_What the task requires_
Retype the whole listing verbatim and keep the pictures out of it.
########################################
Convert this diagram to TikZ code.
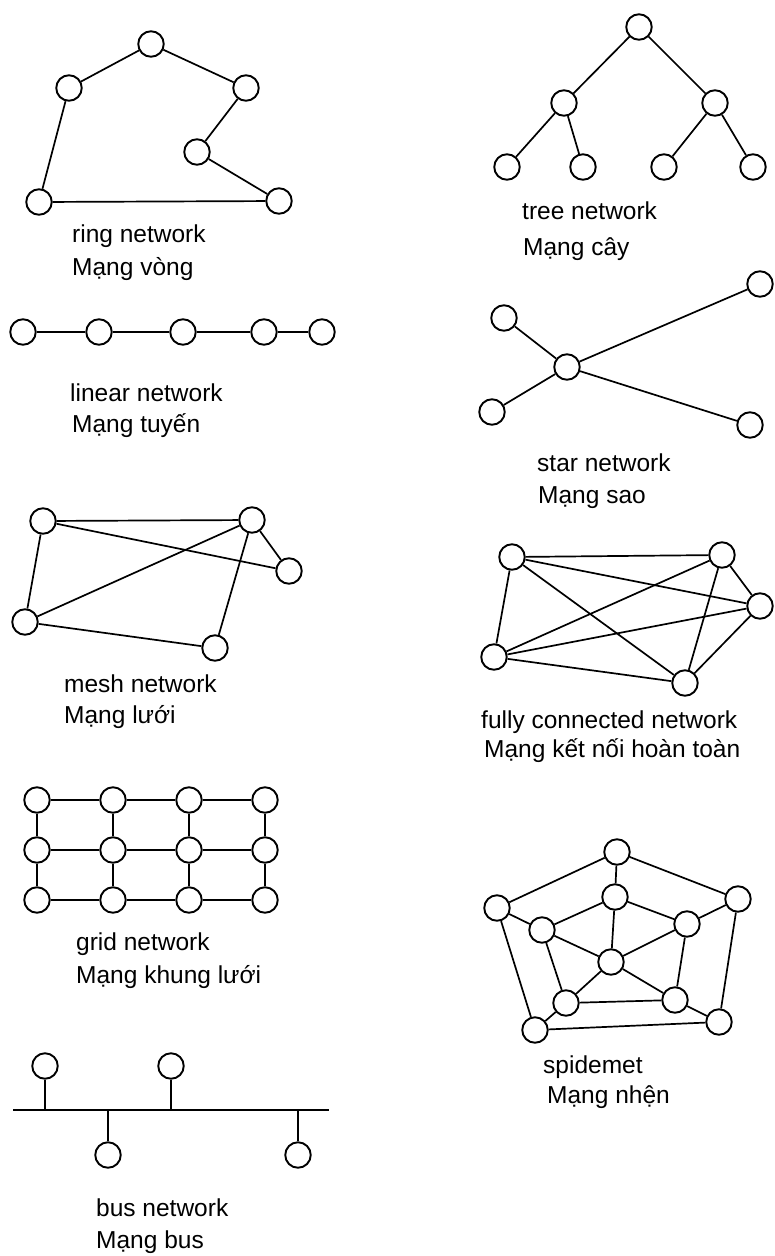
\documentclass[tikz,border=0pt]{standalone}
\usepackage{fontspec}
\setmainfont{Liberation Sans}
\begin{document}
\begin{tikzpicture}[x=1pt,y=-1pt,
  nd/.style={circle,draw,line width=1.9pt,minimum size=25.5pt,inner sep=0pt},
  ln/.style={line width=1.7pt},
  lbl/.style={anchor=base west,inner sep=0pt,font=\fontsize{24.5}{28}\selectfont}]
\useasboundingbox (0,0) rectangle (774,1256);

% ---------------- ring network
\node[nd] (r1) at (151,44) {};
\node[nd] (r2) at (69,88) {};
\node[nd] (r3) at (246,88) {};
\node[nd] (r4) at (197,152) {};
\node[nd] (r5) at (39,202) {};
\node[nd] (r6) at (279,201) {};
\draw[ln] (r2) -- (r1) -- (r3) -- (r4) -- (r6) -- (r5) -- (r2);
\node[lbl] (rt1) at (72,242) {ring network};
\node[lbl] (rt2) at (72,275) {Mạng vòng};

% ---------------- tree network
\node[nd] (t0) at (639,27) {};
\node[nd] (t1) at (564,103) {};
\node[nd] (t2) at (715,103) {};
\node[nd] (t3) at (507,167) {};
\node[nd] (t4) at (583,167) {};
\node[nd] (t5) at (664,167) {};
\node[nd] (t6) at (753,167) {};
\draw[ln] (t0) -- (t1); \draw[ln] (t0) -- (t2);
\draw[ln] (t1) -- (t3); \draw[ln] (t1) -- (t4);
\draw[ln] (t2) -- (t5); \draw[ln] (t2) -- (t6);
\node[lbl] (tt1) at (522,219) {tree network};
\node[lbl] (tt2) at (523,255) {Mạng cây};

% ---------------- linear network
\node[nd] (l1) at (23,332) {};
\node[nd] (l2) at (99,332) {};
\node[nd] (l3) at (183,332) {};
\node[nd] (l4) at (264,332) {};
\node[nd] (l5) at (322,332) {};
\draw[ln] (l1) -- (l2) -- (l3) -- (l4) -- (l5);
\node[lbl] (lt1) at (70,401) {linear network};
\node[lbl] (lt2) at (72,432) {Mạng tuyến};

% ---------------- star network
\node[nd] (s0) at (567,367) {};
\node[nd] (s1) at (504,318) {};
\node[nd] (s2) at (492,412) {};
\node[nd] (s3) at (760,284) {};
\node[nd] (s4) at (750,425) {};
\foreach \n in {s1,s2,s3,s4} \draw[ln] (s0) -- (\n);
\node[lbl] (st1) at (537,471) {star network};
\node[lbl] (st2) at (538,503) {Mạng sao};

% ---------------- mesh network
\node[nd] (m1) at (43,521) {};
\node[nd] (m2) at (252,520) {};
\node[nd] (m3) at (289,571) {};
\node[nd] (m4) at (25,622) {};
\node[nd] (m5) at (215,648) {};
\draw[ln] (m1) -- (m2); \draw[ln] (m1) -- (m3); \draw[ln] (m1) -- (m4);
\draw[ln] (m4) -- (m2); \draw[ln] (m4) -- (m5);
\draw[ln] (m2) -- (m3); \draw[ln] (m2) -- (m5);
\node[lbl] (mt1) at (64,692) {mesh network};
\node[lbl] (mt2) at (64,723) {Mạng lưới};

% ---------------- fully connected network
\node[nd] (f1) at (512,557) {};
\node[nd] (f2) at (722,555) {};
\node[nd] (f3) at (760,606) {};
\node[nd] (f4) at (494,657) {};
\node[nd] (f5) at (685,683) {};
\foreach \a/\b in {f1/f2,f1/f3,f1/f4,f1/f5,f2/f3,f2/f4,f2/f5,f3/f4,f3/f5,f4/f5}
  \draw[ln] (\a) -- (\b);
\node[lbl] (ft1) at (481,728) {fully connected network};
\node[lbl] (ft2) at (484,757) {Mạng kết nối hoàn toàn};

% ---------------- grid network
\foreach \c/\x in {1/37,2/113,3/189,4/265}
  \foreach \r/\y in {1/800,2/850,3/900}
    \node[nd] (g\r\c) at (\x,\y) {};
\foreach \r in {1,2,3} \draw[ln] (g\r1) -- (g\r2) -- (g\r3) -- (g\r4);
\foreach \c in {1,2,3,4} \draw[ln] (g1\c) -- (g2\c) -- (g3\c);
\node[lbl] (gt1) at (76,950) {grid network};
\node[lbl] (gt2) at (76,983) {Mạng khung lưới};

% ---------------- bus network
\coordinate (bL) at (13,1110);
\coordinate (bR) at (329,1110);
\draw[ln] (bL) -- (bR);
\node[nd] (b1) at (45,1066) {};
\node[nd] (b2) at (171,1066) {};
\node[nd] (b3) at (108,1155) {};
\node[nd] (b4) at (298,1155) {};
\coordinate (c1) at (45,1110);
\coordinate (c2) at (171,1110);
\coordinate (c3) at (108,1110);
\coordinate (c4) at (298,1110);
\foreach \i in {1,2,3,4} \draw[ln] (b\i) -- (c\i);
\node[lbl] (bt1) at (96,1216) {bus network};
\node[lbl] (bt2) at (96,1248) {Mạng bus};

% ---------------- spidernet
\node[nd] (o1) at (617,852) {};
\node[nd] (o2) at (497,908) {};
\node[nd] (o3) at (738,899) {};
\node[nd] (o4) at (535,1030) {};
\node[nd] (o5) at (719,1022) {};
\node[nd] (i1) at (615,897) {};
\node[nd] (i2) at (542,930) {};
\node[nd] (i3) at (687,924) {};
\node[nd] (i4) at (566,1003) {};
\node[nd] (i5) at (675,1000) {};
\node[nd] (cc) at (611,962) {};
\draw[ln] (o2) -- (o1) -- (o3) -- (o5) -- (o4) -- (o2);
\draw[ln] (i2) -- (i1) -- (i3) -- (i5) -- (i4) -- (i2);
\foreach \i in {1,...,5} \draw[ln] (o\i) -- (i\i);
\foreach \i in {1,...,5} \draw[ln] (cc) -- (i\i);
\node[lbl] (pt1) at (543,1073) {spidemet};
\node[lbl] (pt2) at (547,1103) {Mạng nhện};
\end{tikzpicture}
\end{document}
########################################
_Written reply_
Convert this diagram to TikZ code.
\documentclass[tikz,border=0pt]{standalone}
\usepackage{fontspec}
\setmainfont{Liberation Sans}
\begin{document}
\begin{tikzpicture}[x=1pt,y=-1pt,
  nd/.style={circle,draw,line width=1.9pt,minimum size=25.5pt,inner sep=0pt},
  ln/.style={line width=1.7pt},
  lbl/.style={anchor=base west,inner sep=0pt,font=\fontsize{24.5}{28}\selectfont}]
\useasboundingbox (0,0) rectangle (774,1256);

% ---------------- ring network
\node[nd] (r1) at (151,44) {};
\node[nd] (r2) at (69,88) {};
\node[nd] (r3) at (246,88) {};
\node[nd] (r4) at (197,152) {};
\node[nd] (r5) at (39,202) {};
\node[nd] (r6) at (279,201) {};
\draw[ln] (r2) -- (r1) -- (r3) -- (r4) -- (r6) -- (r5) -- (r2);
\node[lbl] (rt1) at (72,242) {ring network};
\node[lbl] (rt2) at (72,275) {Mạng vòng};

% ---------------- tree network
\node[nd] (t0) at (639,27) {};
\node[nd] (t1) at (564,103) {};
\node[nd] (t2) at (715,103) {};
\node[nd] (t3) at (507,167) {};
\node[nd] (t4) at (583,167) {};
\node[nd] (t5) at (664,167) {};
\node[nd] (t6) at (753,167) {};
\draw[ln] (t0) -- (t1); \draw[ln] (t0) -- (t2);
\draw[ln] (t1) -- (t3); \draw[ln] (t1) -- (t4);
\draw[ln] (t2) -- (t5); \draw[ln] (t2) -- (t6);
\node[lbl] (tt1) at (522,219) {tree network};
\node[lbl] (tt2) at (523,255) {Mạng cây};

% ---------------- linear network
\node[nd] (l1) at (23,332) {};
\node[nd] (l2) at (99,332) {};
\node[nd] (l3) at (183,332) {};
\node[nd] (l4) at (264,332) {};
\node[nd] (l5) at (322,332) {};
\draw[ln] (l1) -- (l2) -- (l3) -- (l4) -- (l5);
\node[lbl] (lt1) at (70,401) {linear network};
\node[lbl] (lt2) at (72,432) {Mạng tuyến};

% ---------------- star network
\node[nd] (s0) at (567,367) {};
\node[nd] (s1) at (504,318) {};
\node[nd] (s2) at (492,412) {};
\node[nd] (s3) at (760,284) {};
\node[nd] (s4) at (750,425) {};
\foreach \n in {s1,s2,s3,s4} \draw[ln] (s0) -- (\n);
\node[lbl] (st1) at (537,471) {star network};
\node[lbl] (st2) at (538,503) {Mạng sao};

% ---------------- mesh network
\node[nd] (m1) at (43,521) {};
\node[nd] (m2) at (252,520) {};
\node[nd] (m3) at (289,571) {};
\node[nd] (m4) at (25,622) {};
\node[nd] (m5) at (215,648) {};
\draw[ln] (m1) -- (m2); \draw[ln] (m1) -- (m3); \draw[ln] (m1) -- (m4);
\draw[ln] (m4) -- (m2); \draw[ln] (m4) -- (m5);
\draw[ln] (m2) -- (m3); \draw[ln] (m2) -- (m5);
\node[lbl] (mt1) at (64,692) {mesh network};
\node[lbl] (mt2) at (64,723) {Mạng lưới};

% ---------------- fully connected network
\node[nd] (f1) at (512,557) {};
\node[nd] (f2) at (722,555) {};
\node[nd] (f3) at (760,606) {};
\node[nd] (f4) at (494,657) {};
\node[nd] (f5) at (685,683) {};
\foreach \a/\b in {f1/f2,f1/f3,f1/f4,f1/f5,f2/f3,f2/f4,f2/f5,f3/f4,f3/f5,f4/f5}
  \draw[ln] (\a) -- (\b);
\node[lbl] (ft1) at (481,728) {fully connected network};
\node[lbl] (ft2) at (484,757) {Mạng kết nối hoàn toàn};

% ---------------- grid network
\foreach \c/\x in {1/37,2/113,3/189,4/265}
  \foreach \r/\y in {1/800,2/850,3/900}
    \node[nd] (g\r\c) at (\x,\y) {};
\foreach \r in {1,2,3} \draw[ln] (g\r1) -- (g\r2) -- (g\r3) -- (g\r4);
\foreach \c in {1,2,3,4} \draw[ln] (g1\c) -- (g2\c) -- (g3\c);
\node[lbl] (gt1) at (76,950) {grid network};
\node[lbl] (gt2) at (76,983) {Mạng khung lưới};

% ---------------- bus network
\coordinate (bL) at (13,1110);
\coordinate (bR) at (329,1110);
\draw[ln] (bL) -- (bR);
\node[nd] (b1) at (45,1066) {};
\node[nd] (b2) at (171,1066) {};
\node[nd] (b3) at (108,1155) {};
\node[nd] (b4) at (298,1155) {};
\coordinate (c1) at (45,1110);
\coordinate (c2) at (171,1110);
\coordinate (c3) at (108,1110);
\coordinate (c4) at (298,1110);
\foreach \i in {1,2,3,4} \draw[ln] (b\i) -- (c\i);
\node[lbl] (bt1) at (96,1216) {bus network};
\node[lbl] (bt2) at (96,1248) {Mạng bus};

% ---------------- spidernet
\node[nd] (o1) at (617,852) {};
\node[nd] (o2) at (497,908) {};
\node[nd] (o3) at (738,899) {};
\node[nd] (o4) at (535,1030) {};
\node[nd] (o5) at (719,1022) {};
\node[nd] (i1) at (615,897) {};
\node[nd] (i2) at (542,930) {};
\node[nd] (i3) at (687,924) {};
\node[nd] (i4) at (566,1003) {};
\node[nd] (i5) at (675,1000) {};
\node[nd] (cc) at (611,962) {};
\draw[ln] (o2) -- (o1) -- (o3) -- (o5) -- (o4) -- (o2);
\draw[ln] (i2) -- (i1) -- (i3) -- (i5) -- (i4) -- (i2);
\foreach \i in {1,...,5} \draw[ln] (o\i) -- (i\i);
\foreach \i in {1,...,5} \draw[ln] (cc) -- (i\i);
\node[lbl] (pt1) at (543,1073) {spidemet};
\node[lbl] (pt2) at (547,1103) {Mạng nhện};
\end{tikzpicture}
\end{document}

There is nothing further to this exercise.